• WORK TO BE COMPLETED: Retype all of the listing exactly, passing over any picture you find.

- - - -

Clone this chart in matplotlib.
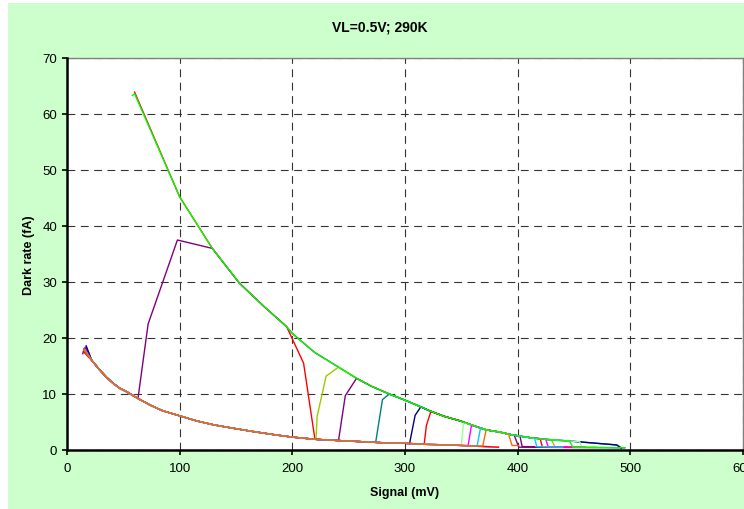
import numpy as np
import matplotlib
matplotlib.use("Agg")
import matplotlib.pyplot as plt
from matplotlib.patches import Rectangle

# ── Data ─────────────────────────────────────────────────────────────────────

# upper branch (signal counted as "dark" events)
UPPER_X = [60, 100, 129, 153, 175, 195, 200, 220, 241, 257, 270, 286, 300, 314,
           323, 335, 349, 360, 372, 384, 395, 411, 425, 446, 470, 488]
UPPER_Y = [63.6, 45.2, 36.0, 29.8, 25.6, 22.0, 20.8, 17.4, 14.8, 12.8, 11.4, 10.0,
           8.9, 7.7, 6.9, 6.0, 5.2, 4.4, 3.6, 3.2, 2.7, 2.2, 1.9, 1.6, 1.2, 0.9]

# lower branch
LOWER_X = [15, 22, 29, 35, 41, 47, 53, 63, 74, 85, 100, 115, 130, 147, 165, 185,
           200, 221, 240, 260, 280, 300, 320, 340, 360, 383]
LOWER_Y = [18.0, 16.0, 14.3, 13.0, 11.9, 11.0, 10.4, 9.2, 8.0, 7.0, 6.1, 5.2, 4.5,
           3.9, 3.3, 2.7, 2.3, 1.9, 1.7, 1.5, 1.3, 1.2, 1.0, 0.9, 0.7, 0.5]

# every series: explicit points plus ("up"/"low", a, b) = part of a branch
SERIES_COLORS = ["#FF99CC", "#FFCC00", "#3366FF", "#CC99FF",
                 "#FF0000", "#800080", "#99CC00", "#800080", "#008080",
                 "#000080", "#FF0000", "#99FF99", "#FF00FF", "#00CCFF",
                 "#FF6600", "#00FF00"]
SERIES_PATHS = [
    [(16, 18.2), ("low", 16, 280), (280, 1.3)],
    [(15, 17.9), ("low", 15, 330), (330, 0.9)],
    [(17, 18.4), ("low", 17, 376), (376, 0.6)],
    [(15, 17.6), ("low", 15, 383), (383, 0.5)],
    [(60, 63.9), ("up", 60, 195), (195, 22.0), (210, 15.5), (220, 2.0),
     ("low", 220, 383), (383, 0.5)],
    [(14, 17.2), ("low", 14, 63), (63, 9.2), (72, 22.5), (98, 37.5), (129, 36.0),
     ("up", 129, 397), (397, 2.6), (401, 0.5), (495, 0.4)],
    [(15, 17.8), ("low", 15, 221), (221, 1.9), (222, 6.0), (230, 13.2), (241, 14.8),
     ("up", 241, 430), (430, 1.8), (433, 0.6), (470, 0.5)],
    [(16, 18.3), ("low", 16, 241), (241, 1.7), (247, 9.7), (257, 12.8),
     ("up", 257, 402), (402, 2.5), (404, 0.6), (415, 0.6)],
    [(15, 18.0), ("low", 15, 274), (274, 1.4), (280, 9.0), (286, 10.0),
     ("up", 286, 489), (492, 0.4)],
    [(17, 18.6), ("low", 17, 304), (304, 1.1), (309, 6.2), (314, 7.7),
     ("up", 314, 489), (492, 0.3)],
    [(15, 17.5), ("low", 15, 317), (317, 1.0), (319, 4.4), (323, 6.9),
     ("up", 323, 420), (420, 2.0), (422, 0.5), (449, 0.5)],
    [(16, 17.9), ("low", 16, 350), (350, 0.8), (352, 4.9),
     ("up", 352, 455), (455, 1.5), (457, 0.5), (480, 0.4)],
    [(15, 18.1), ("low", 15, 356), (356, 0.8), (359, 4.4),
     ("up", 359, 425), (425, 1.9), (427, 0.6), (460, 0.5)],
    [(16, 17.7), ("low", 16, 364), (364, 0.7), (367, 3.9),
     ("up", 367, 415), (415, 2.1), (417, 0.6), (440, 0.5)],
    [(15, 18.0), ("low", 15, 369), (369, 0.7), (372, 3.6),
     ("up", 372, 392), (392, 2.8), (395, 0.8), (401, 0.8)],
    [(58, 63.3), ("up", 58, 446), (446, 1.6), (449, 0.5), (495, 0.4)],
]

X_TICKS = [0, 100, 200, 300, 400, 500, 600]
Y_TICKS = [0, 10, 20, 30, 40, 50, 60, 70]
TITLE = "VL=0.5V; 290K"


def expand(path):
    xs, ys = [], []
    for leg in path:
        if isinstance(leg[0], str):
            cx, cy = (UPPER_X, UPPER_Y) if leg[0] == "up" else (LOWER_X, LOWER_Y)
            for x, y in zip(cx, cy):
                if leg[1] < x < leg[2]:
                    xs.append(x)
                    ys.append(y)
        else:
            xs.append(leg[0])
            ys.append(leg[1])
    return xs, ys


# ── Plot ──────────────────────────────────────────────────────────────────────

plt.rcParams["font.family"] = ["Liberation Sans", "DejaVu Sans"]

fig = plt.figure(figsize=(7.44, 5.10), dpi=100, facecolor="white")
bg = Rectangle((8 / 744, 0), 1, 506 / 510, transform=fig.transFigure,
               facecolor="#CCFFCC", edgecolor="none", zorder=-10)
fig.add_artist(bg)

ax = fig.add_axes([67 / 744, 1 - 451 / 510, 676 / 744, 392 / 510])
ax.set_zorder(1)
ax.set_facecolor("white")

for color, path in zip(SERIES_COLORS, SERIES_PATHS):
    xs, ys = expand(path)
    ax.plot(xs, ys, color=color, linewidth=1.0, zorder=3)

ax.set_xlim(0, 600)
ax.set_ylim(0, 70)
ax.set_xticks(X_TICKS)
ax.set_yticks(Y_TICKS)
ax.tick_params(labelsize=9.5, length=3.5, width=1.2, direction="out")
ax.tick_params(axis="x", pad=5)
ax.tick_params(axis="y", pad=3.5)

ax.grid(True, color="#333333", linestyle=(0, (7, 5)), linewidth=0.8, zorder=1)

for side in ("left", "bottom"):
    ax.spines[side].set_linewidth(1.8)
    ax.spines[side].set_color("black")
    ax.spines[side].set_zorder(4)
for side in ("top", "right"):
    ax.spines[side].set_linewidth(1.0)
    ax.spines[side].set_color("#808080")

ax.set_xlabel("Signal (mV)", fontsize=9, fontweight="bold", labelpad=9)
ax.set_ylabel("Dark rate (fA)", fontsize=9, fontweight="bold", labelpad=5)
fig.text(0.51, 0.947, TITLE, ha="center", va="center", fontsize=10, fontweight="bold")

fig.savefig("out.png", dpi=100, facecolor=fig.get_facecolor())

- - - -

• COMPLETE ANSWER:
Clone this chart in matplotlib.
import numpy as np
import matplotlib
matplotlib.use("Agg")
import matplotlib.pyplot as plt
from matplotlib.patches import Rectangle

# ── Data ─────────────────────────────────────────────────────────────────────

# upper branch (signal counted as "dark" events)
UPPER_X = [60, 100, 129, 153, 175, 195, 200, 220, 241, 257, 270, 286, 300, 314,
           323, 335, 349, 360, 372, 384, 395, 411, 425, 446, 470, 488]
UPPER_Y = [63.6, 45.2, 36.0, 29.8, 25.6, 22.0, 20.8, 17.4, 14.8, 12.8, 11.4, 10.0,
           8.9, 7.7, 6.9, 6.0, 5.2, 4.4, 3.6, 3.2, 2.7, 2.2, 1.9, 1.6, 1.2, 0.9]

# lower branch
LOWER_X = [15, 22, 29, 35, 41, 47, 53, 63, 74, 85, 100, 115, 130, 147, 165, 185,
           200, 221, 240, 260, 280, 300, 320, 340, 360, 383]
LOWER_Y = [18.0, 16.0, 14.3, 13.0, 11.9, 11.0, 10.4, 9.2, 8.0, 7.0, 6.1, 5.2, 4.5,
           3.9, 3.3, 2.7, 2.3, 1.9, 1.7, 1.5, 1.3, 1.2, 1.0, 0.9, 0.7, 0.5]

# every series: explicit points plus ("up"/"low", a, b) = part of a branch
SERIES_COLORS = ["#FF99CC", "#FFCC00", "#3366FF", "#CC99FF",
                 "#FF0000", "#800080", "#99CC00", "#800080", "#008080",
                 "#000080", "#FF0000", "#99FF99", "#FF00FF", "#00CCFF",
                 "#FF6600", "#00FF00"]
SERIES_PATHS = [
    [(16, 18.2), ("low", 16, 280), (280, 1.3)],
    [(15, 17.9), ("low", 15, 330), (330, 0.9)],
    [(17, 18.4), ("low", 17, 376), (376, 0.6)],
    [(15, 17.6), ("low", 15, 383), (383, 0.5)],
    [(60, 63.9), ("up", 60, 195), (195, 22.0), (210, 15.5), (220, 2.0),
     ("low", 220, 383), (383, 0.5)],
    [(14, 17.2), ("low", 14, 63), (63, 9.2), (72, 22.5), (98, 37.5), (129, 36.0),
     ("up", 129, 397), (397, 2.6), (401, 0.5), (495, 0.4)],
    [(15, 17.8), ("low", 15, 221), (221, 1.9), (222, 6.0), (230, 13.2), (241, 14.8),
     ("up", 241, 430), (430, 1.8), (433, 0.6), (470, 0.5)],
    [(16, 18.3), ("low", 16, 241), (241, 1.7), (247, 9.7), (257, 12.8),
     ("up", 257, 402), (402, 2.5), (404, 0.6), (415, 0.6)],
    [(15, 18.0), ("low", 15, 274), (274, 1.4), (280, 9.0), (286, 10.0),
     ("up", 286, 489), (492, 0.4)],
    [(17, 18.6), ("low", 17, 304), (304, 1.1), (309, 6.2), (314, 7.7),
     ("up", 314, 489), (492, 0.3)],
    [(15, 17.5), ("low", 15, 317), (317, 1.0), (319, 4.4), (323, 6.9),
     ("up", 323, 420), (420, 2.0), (422, 0.5), (449, 0.5)],
    [(16, 17.9), ("low", 16, 350), (350, 0.8), (352, 4.9),
     ("up", 352, 455), (455, 1.5), (457, 0.5), (480, 0.4)],
    [(15, 18.1), ("low", 15, 356), (356, 0.8), (359, 4.4),
     ("up", 359, 425), (425, 1.9), (427, 0.6), (460, 0.5)],
    [(16, 17.7), ("low", 16, 364), (364, 0.7), (367, 3.9),
     ("up", 367, 415), (415, 2.1), (417, 0.6), (440, 0.5)],
    [(15, 18.0), ("low", 15, 369), (369, 0.7), (372, 3.6),
     ("up", 372, 392), (392, 2.8), (395, 0.8), (401, 0.8)],
    [(58, 63.3), ("up", 58, 446), (446, 1.6), (449, 0.5), (495, 0.4)],
]

X_TICKS = [0, 100, 200, 300, 400, 500, 600]
Y_TICKS = [0, 10, 20, 30, 40, 50, 60, 70]
TITLE = "VL=0.5V; 290K"


def expand(path):
    xs, ys = [], []
    for leg in path:
        if isinstance(leg[0], str):
            cx, cy = (UPPER_X, UPPER_Y) if leg[0] == "up" else (LOWER_X, LOWER_Y)
            for x, y in zip(cx, cy):
                if leg[1] < x < leg[2]:
                    xs.append(x)
                    ys.append(y)
        else:
            xs.append(leg[0])
            ys.append(leg[1])
    return xs, ys


# ── Plot ──────────────────────────────────────────────────────────────────────

plt.rcParams["font.family"] = ["Liberation Sans", "DejaVu Sans"]

fig = plt.figure(figsize=(7.44, 5.10), dpi=100, facecolor="white")
bg = Rectangle((8 / 744, 0), 1, 506 / 510, transform=fig.transFigure,
               facecolor="#CCFFCC", edgecolor="none", zorder=-10)
fig.add_artist(bg)

ax = fig.add_axes([67 / 744, 1 - 451 / 510, 676 / 744, 392 / 510])
ax.set_zorder(1)
ax.set_facecolor("white")

for color, path in zip(SERIES_COLORS, SERIES_PATHS):
    xs, ys = expand(path)
    ax.plot(xs, ys, color=color, linewidth=1.0, zorder=3)

ax.set_xlim(0, 600)
ax.set_ylim(0, 70)
ax.set_xticks(X_TICKS)
ax.set_yticks(Y_TICKS)
ax.tick_params(labelsize=9.5, length=3.5, width=1.2, direction="out")
ax.tick_params(axis="x", pad=5)
ax.tick_params(axis="y", pad=3.5)

ax.grid(True, color="#333333", linestyle=(0, (7, 5)), linewidth=0.8, zorder=1)

for side in ("left", "bottom"):
    ax.spines[side].set_linewidth(1.8)
    ax.spines[side].set_color("black")
    ax.spines[side].set_zorder(4)
for side in ("top", "right"):
    ax.spines[side].set_linewidth(1.0)
    ax.spines[side].set_color("#808080")

ax.set_xlabel("Signal (mV)", fontsize=9, fontweight="bold", labelpad=9)
ax.set_ylabel("Dark rate (fA)", fontsize=9, fontweight="bold", labelpad=5)
fig.text(0.51, 0.947, TITLE, ha="center", va="center", fontsize=10, fontweight="bold")

fig.savefig("out.png", dpi=100, facecolor=fig.get_facecolor())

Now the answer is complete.